Data excerpt:
◇ ◇ ◇ ◇
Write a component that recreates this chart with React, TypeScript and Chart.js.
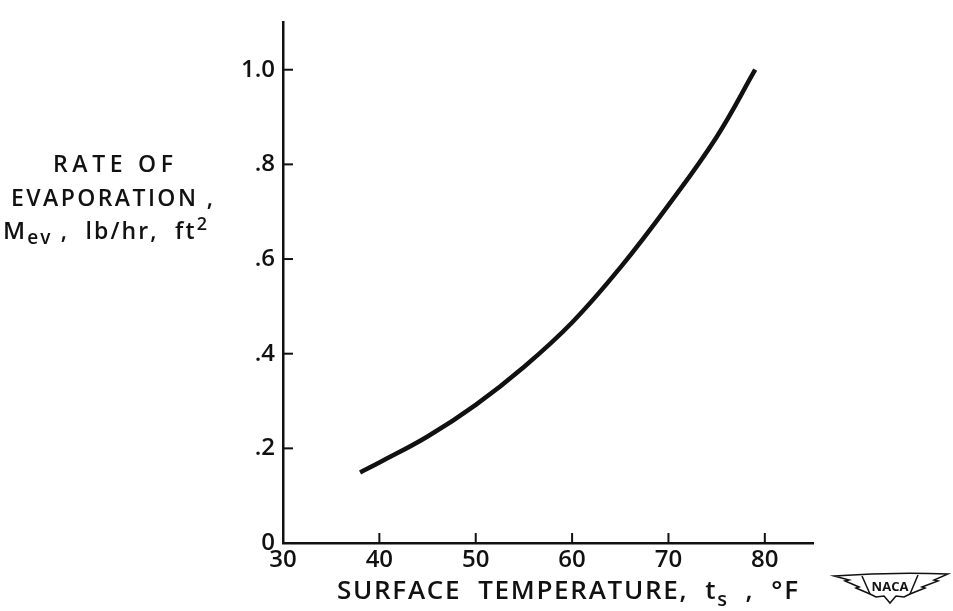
import React, { useEffect, useRef } from "react";
import { Chart, registerables } from "chart.js";

Chart.register(...registerables);

const temps = [38, 40, 45, 50, 55, 60, 65, 70, 75, 79];
const rates = [0.149, 0.17, 0.225, 0.292, 0.372, 0.466, 0.582, 0.714, 0.858, 1.0];
const xTicks = [30, 40, 50, 60, 70, 80];
const yTicks = [0, 0.2, 0.4, 0.6, 0.8, 1.0];
const yTickLabels = ["0", ".2", ".4", ".6", ".8", "1.0"];

const FAMILY = "'Open Sans', 'DejaVu Sans', sans-serif";
const WEIGHT = "600";
const INK = "#111";

type Seg = { t: string; size: number; dy?: number };

function drawSegs(ctx: CanvasRenderingContext2D, segs: Seg[], x0: number, base: number, target: number) {
  let sum = 0;
  let n = 0;
  segs.forEach((s) => {
    ctx.font = `${WEIGHT} ${s.size}px ${FAMILY}`;
    for (const ch of s.t) {
      sum += ctx.measureText(ch).width;
      n++;
    }
  });
  const ls = (target - sum) / Math.max(1, n - 1);
  let x = x0;
  segs.forEach((s) => {
    ctx.font = `${WEIGHT} ${s.size}px ${FAMILY}`;
    for (const ch of s.t) {
      ctx.fillText(ch, x, base + (s.dy || 0));
      x += ctx.measureText(ch).width + ls;
    }
  });
}

const decorPlugin = {
  id: "decor",
  beforeDraw(chart: any) {
    const ctx = chart.ctx;
    ctx.save();
    ctx.fillStyle = "#fff";
    ctx.fillRect(0, 0, chart.width, chart.height);
    ctx.restore();
  },
  afterDraw(chart: any) {
    const ctx: CanvasRenderingContext2D = chart.ctx;
    const xs = chart.scales.x;
    const ys = chart.scales.y;
    const area = chart.chartArea;
    ctx.save();
    ctx.strokeStyle = INK;
    ctx.lineWidth = 2;
    // inward ticks
    xTicks.forEach((v) => {
      if (v === xs.min) return;
      const px = xs.getPixelForValue(v);
      ctx.beginPath();
      ctx.moveTo(px, area.bottom);
      ctx.lineTo(px, area.bottom - 10);
      ctx.stroke();
    });
    yTicks.forEach((v) => {
      if (v === ys.min) return;
      const py = ys.getPixelForValue(v);
      ctx.beginPath();
      ctx.moveTo(area.left, py);
      ctx.lineTo(area.left + 10, py);
      ctx.stroke();
    });

    ctx.fillStyle = INK;
    ctx.textAlign = "left";
    ctx.textBaseline = "alphabetic";
    // y-axis title
    drawSegs(ctx, [{ t: "RATE OF", size: 23 }], 53, 172, 120);
    drawSegs(ctx, [{ t: "EVAPORATION ,", size: 23 }], 11, 206, 202);
    drawSegs(
      ctx,
      [
        { t: "M", size: 24 },
        { t: "ev", size: 19, dy: 5 },
        { t: " ,  lb/hr,  ft", size: 23 },
        { t: "2", size: 18, dy: -9 },
      ],
      3,
      239,
      204
    );
    // x-axis title
    drawSegs(
      ctx,
      [
        { t: "SURFACE  TEMPERATURE,  t", size: 26 },
        { t: "s", size: 20, dy: 7 },
        { t: "  ,  °F", size: 26 },
      ],
      337,
      599,
      461
    );

    // NACA emblem
    ctx.lineWidth = 1.5;
    ctx.beginPath();
    ctx.moveTo(834, 576);
    ctx.quadraticCurveTo(890, 572, 948, 574);
    ctx.lineTo(934, 580);
    ctx.lineTo(938, 581);
    ctx.lineTo(922, 587);
    ctx.lineTo(925, 588);
    ctx.lineTo(910, 594);
    ctx.lineTo(904, 597);
    ctx.lineTo(896, 596);
    ctx.lineTo(890, 603);
    ctx.lineTo(884, 596);
    ctx.lineTo(876, 597);
    ctx.lineTo(870, 594);
    ctx.lineTo(856, 588);
    ctx.lineTo(859, 587);
    ctx.lineTo(845, 581);
    ctx.lineTo(849, 580);
    ctx.closePath();
    ctx.stroke();
    ctx.beginPath();
    ctx.moveTo(862, 576);
    ctx.lineTo(870, 594);
    ctx.moveTo(918, 575);
    ctx.lineTo(910, 594);
    ctx.stroke();
    ctx.font = `bold 13px ${FAMILY}`;
    ctx.textAlign = "center";
    ctx.fillText("NACA", 890, 591);
    ctx.restore();
  },
};

export default function App() {
  const ref = useRef<HTMLCanvasElement | null>(null);
  useEffect(() => {
    if (!ref.current) return;
    const chart = new Chart(ref.current, {
      type: "line",
      data: {
        datasets: [
          {
            data: temps.map((t, i) => ({ x: t, y: rates[i] })),
            borderColor: INK,
            borderWidth: 4.5,
            pointRadius: 0,
            tension: 0.4,
            fill: false,
          },
        ],
      },
      options: {
        responsive: false,
        animation: false,
        events: [],
        layout: { padding: { left: 0, right: 140, top: 10, bottom: 0 } },
        plugins: { legend: { display: false }, tooltip: { enabled: false } },
        scales: {
          x: {
            type: "linear",
            min: 30,
            max: 85,
            afterBuildTicks: (s: any) => {
              s.ticks = xTicks.map((value) => ({ value }));
            },
            afterFit: (s: any) => {
              s.height = 68;
            },
            ticks: {
              autoSkip: false,
              maxRotation: 0,
              padding: 3,
              color: INK,
              font: { family: FAMILY, size: 24, weight: WEIGHT },
              callback: (v: any) => String(v),
            },
            grid: { display: false, drawTicks: false },
            border: { display: true, color: INK, width: 2.5 },
          },
          y: {
            type: "linear",
            min: 0,
            max: 1.1,
            afterBuildTicks: (s: any) => {
              s.ticks = yTicks.map((value) => ({ value }));
            },
            afterFit: (s: any) => {
              s.width = 283;
            },
            ticks: {
              autoSkip: false,
              padding: 8,
              color: INK,
              font: { family: FAMILY, size: 24, weight: WEIGHT },
              callback: (v: any) => {
                const i = yTicks.findIndex((t) => Math.abs(t - v) < 1e-6);
                return i >= 0 ? yTickLabels[i] : "";
              },
            },
            grid: { display: false, drawTicks: false },
            border: { display: true, color: INK, width: 2.5 },
          },
        },
      },
      plugins: [decorPlugin],
    } as any);
    return () => chart.destroy();
  }, []);
  return (
    <div style={{ position: "absolute", left: 0, top: 0, width: 953, height: 611, background: "#fff" }}>
      <canvas ref={ref} width={953} height={611} style={{ display: "block" }} />
    </div>
  );
}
◇ ◇ ◇ ◇
Exercise instructions:
Return the material line for line, from its beginning to the line that contains "Chart.register(...registerables);", with the pictures left out.

Solution to the problem:
Write a component that recreates this chart with React, TypeScript and Chart.js.
import React, { useEffect, useRef } from "react";
import { Chart, registerables } from "chart.js";

Chart.register(...registerables);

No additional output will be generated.